### Exercise details
Your task is to copy the listing exactly, with the pictures left out.

### Collected material
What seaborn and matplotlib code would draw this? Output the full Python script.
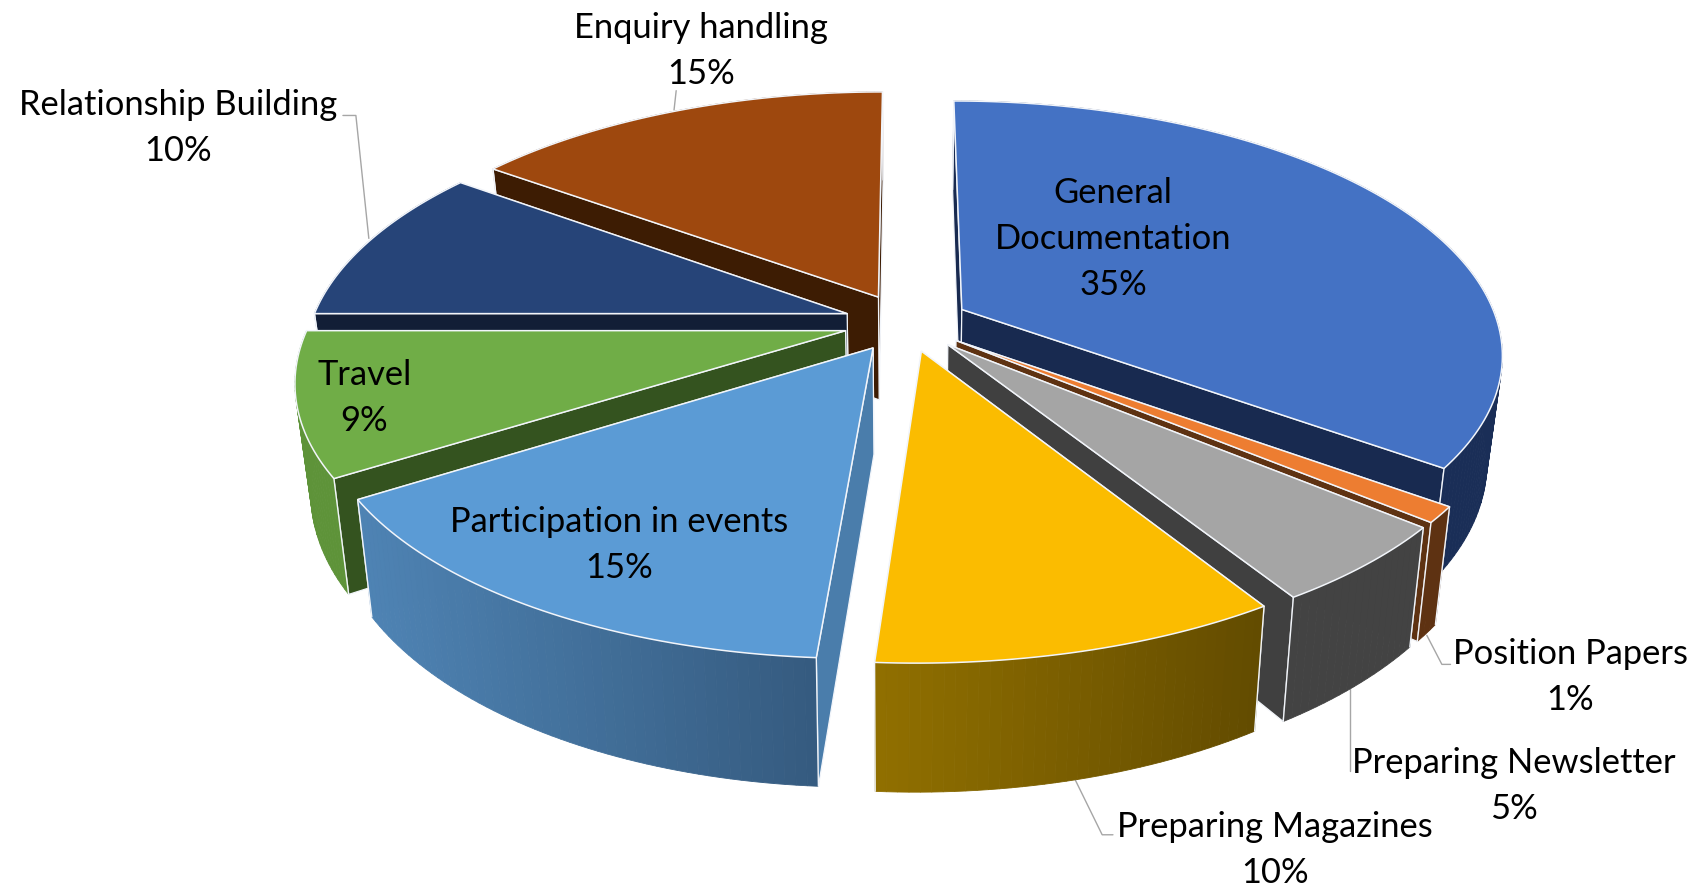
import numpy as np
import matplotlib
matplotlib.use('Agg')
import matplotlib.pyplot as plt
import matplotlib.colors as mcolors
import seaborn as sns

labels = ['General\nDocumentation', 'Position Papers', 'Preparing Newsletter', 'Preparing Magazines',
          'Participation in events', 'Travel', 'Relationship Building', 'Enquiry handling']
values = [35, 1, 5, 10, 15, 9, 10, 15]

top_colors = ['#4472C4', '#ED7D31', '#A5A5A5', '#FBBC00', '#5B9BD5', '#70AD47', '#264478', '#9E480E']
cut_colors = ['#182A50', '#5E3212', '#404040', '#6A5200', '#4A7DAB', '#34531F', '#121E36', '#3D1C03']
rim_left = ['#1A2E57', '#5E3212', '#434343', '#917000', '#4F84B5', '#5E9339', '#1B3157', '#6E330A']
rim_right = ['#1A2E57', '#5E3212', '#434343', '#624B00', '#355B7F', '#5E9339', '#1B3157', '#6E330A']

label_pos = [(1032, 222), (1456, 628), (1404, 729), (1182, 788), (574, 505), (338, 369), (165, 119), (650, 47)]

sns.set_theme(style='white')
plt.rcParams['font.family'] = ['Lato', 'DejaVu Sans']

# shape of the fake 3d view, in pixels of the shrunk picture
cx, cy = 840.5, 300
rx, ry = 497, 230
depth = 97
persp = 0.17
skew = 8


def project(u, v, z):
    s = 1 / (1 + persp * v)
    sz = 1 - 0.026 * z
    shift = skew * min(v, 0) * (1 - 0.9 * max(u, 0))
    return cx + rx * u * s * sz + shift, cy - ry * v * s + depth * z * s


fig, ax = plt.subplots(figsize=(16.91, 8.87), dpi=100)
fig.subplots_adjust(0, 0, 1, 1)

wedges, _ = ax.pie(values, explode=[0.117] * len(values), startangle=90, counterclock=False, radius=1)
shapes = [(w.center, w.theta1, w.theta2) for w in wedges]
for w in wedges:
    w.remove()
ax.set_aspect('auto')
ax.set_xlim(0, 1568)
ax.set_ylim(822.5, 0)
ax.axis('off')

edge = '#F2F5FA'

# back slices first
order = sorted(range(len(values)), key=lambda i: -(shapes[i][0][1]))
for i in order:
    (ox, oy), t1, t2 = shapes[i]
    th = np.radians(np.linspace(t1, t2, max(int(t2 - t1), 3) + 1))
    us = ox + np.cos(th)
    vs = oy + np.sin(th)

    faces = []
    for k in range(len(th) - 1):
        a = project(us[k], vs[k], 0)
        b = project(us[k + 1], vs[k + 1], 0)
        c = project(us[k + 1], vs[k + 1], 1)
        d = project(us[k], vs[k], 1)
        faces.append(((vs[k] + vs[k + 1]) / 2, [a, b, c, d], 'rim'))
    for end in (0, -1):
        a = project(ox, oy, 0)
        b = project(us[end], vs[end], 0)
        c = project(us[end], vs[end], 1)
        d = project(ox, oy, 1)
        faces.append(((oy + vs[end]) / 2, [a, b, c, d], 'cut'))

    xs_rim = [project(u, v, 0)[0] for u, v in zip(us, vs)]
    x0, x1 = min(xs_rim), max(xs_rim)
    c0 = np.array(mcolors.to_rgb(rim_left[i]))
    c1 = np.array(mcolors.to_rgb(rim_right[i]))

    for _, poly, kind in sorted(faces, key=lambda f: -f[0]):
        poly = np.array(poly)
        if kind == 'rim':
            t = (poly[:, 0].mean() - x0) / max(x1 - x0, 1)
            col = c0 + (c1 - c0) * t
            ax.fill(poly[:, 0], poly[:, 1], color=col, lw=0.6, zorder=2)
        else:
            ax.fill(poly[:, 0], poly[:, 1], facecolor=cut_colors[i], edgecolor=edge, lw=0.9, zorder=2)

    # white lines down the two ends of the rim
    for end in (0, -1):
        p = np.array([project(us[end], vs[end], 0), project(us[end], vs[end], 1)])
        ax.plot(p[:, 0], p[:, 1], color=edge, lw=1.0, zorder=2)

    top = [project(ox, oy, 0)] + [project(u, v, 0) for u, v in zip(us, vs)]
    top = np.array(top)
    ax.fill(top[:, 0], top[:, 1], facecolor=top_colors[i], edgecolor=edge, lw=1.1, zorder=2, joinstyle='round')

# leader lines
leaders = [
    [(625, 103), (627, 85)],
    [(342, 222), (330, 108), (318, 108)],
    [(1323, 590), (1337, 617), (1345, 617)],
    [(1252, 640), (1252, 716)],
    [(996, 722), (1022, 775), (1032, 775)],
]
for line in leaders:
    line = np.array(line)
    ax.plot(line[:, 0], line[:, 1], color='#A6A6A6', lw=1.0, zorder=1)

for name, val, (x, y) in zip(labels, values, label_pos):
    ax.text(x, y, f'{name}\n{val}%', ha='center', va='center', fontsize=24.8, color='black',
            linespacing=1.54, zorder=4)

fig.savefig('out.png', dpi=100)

### Task solution
What seaborn and matplotlib code would draw this? Output the full Python script.
import numpy as np
import matplotlib
matplotlib.use('Agg')
import matplotlib.pyplot as plt
import matplotlib.colors as mcolors
import seaborn as sns

labels = ['General\nDocumentation', 'Position Papers', 'Preparing Newsletter', 'Preparing Magazines',
          'Participation in events', 'Travel', 'Relationship Building', 'Enquiry handling']
values = [35, 1, 5, 10, 15, 9, 10, 15]

top_colors = ['#4472C4', '#ED7D31', '#A5A5A5', '#FBBC00', '#5B9BD5', '#70AD47', '#264478', '#9E480E']
cut_colors = ['#182A50', '#5E3212', '#404040', '#6A5200', '#4A7DAB', '#34531F', '#121E36', '#3D1C03']
rim_left = ['#1A2E57', '#5E3212', '#434343', '#917000', '#4F84B5', '#5E9339', '#1B3157', '#6E330A']
rim_right = ['#1A2E57', '#5E3212', '#434343', '#624B00', '#355B7F', '#5E9339', '#1B3157', '#6E330A']

label_pos = [(1032, 222), (1456, 628), (1404, 729), (1182, 788), (574, 505), (338, 369), (165, 119), (650, 47)]

sns.set_theme(style='white')
plt.rcParams['font.family'] = ['Lato', 'DejaVu Sans']

# shape of the fake 3d view, in pixels of the shrunk picture
cx, cy = 840.5, 300
rx, ry = 497, 230
depth = 97
persp = 0.17
skew = 8


def project(u, v, z):
    s = 1 / (1 + persp * v)
    sz = 1 - 0.026 * z
    shift = skew * min(v, 0) * (1 - 0.9 * max(u, 0))
    return cx + rx * u * s * sz + shift, cy - ry * v * s + depth * z * s


fig, ax = plt.subplots(figsize=(16.91, 8.87), dpi=100)
fig.subplots_adjust(0, 0, 1, 1)

wedges, _ = ax.pie(values, explode=[0.117] * len(values), startangle=90, counterclock=False, radius=1)
shapes = [(w.center, w.theta1, w.theta2) for w in wedges]
for w in wedges:
    w.remove()
ax.set_aspect('auto')
ax.set_xlim(0, 1568)
ax.set_ylim(822.5, 0)
ax.axis('off')

edge = '#F2F5FA'

# back slices first
order = sorted(range(len(values)), key=lambda i: -(shapes[i][0][1]))
for i in order:
    (ox, oy), t1, t2 = shapes[i]
    th = np.radians(np.linspace(t1, t2, max(int(t2 - t1), 3) + 1))
    us = ox + np.cos(th)
    vs = oy + np.sin(th)

    faces = []
    for k in range(len(th) - 1):
        a = project(us[k], vs[k], 0)
        b = project(us[k + 1], vs[k + 1], 0)
        c = project(us[k + 1], vs[k + 1], 1)
        d = project(us[k], vs[k], 1)
        faces.append(((vs[k] + vs[k + 1]) / 2, [a, b, c, d], 'rim'))
    for end in (0, -1):
        a = project(ox, oy, 0)
        b = project(us[end], vs[end], 0)
        c = project(us[end], vs[end], 1)
        d = project(ox, oy, 1)
        faces.append(((oy + vs[end]) / 2, [a, b, c, d], 'cut'))

    xs_rim = [project(u, v, 0)[0] for u, v in zip(us, vs)]
    x0, x1 = min(xs_rim), max(xs_rim)
    c0 = np.array(mcolors.to_rgb(rim_left[i]))
    c1 = np.array(mcolors.to_rgb(rim_right[i]))

    for _, poly, kind in sorted(faces, key=lambda f: -f[0]):
        poly = np.array(poly)
        if kind == 'rim':
            t = (poly[:, 0].mean() - x0) / max(x1 - x0, 1)
            col = c0 + (c1 - c0) * t
            ax.fill(poly[:, 0], poly[:, 1], color=col, lw=0.6, zorder=2)
        else:
            ax.fill(poly[:, 0], poly[:, 1], facecolor=cut_colors[i], edgecolor=edge, lw=0.9, zorder=2)

    # white lines down the two ends of the rim
    for end in (0, -1):
        p = np.array([project(us[end], vs[end], 0), project(us[end], vs[end], 1)])
        ax.plot(p[:, 0], p[:, 1], color=edge, lw=1.0, zorder=2)

    top = [project(ox, oy, 0)] + [project(u, v, 0) for u, v in zip(us, vs)]
    top = np.array(top)
    ax.fill(top[:, 0], top[:, 1], facecolor=top_colors[i], edgecolor=edge, lw=1.1, zorder=2, joinstyle='round')

# leader lines
leaders = [
    [(625, 103), (627, 85)],
    [(342, 222), (330, 108), (318, 108)],
    [(1323, 590), (1337, 617), (1345, 617)],
    [(1252, 640), (1252, 716)],
    [(996, 722), (1022, 775), (1032, 775)],
]
for line in leaders:
    line = np.array(line)
    ax.plot(line[:, 0], line[:, 1], color='#A6A6A6', lw=1.0, zorder=1)

for name, val, (x, y) in zip(labels, values, label_pos):
    ax.text(x, y, f'{name}\n{val}%', ha='center', va='center', fontsize=24.8, color='black',
            linespacing=1.54, zorder=4)

fig.savefig('out.png', dpi=100)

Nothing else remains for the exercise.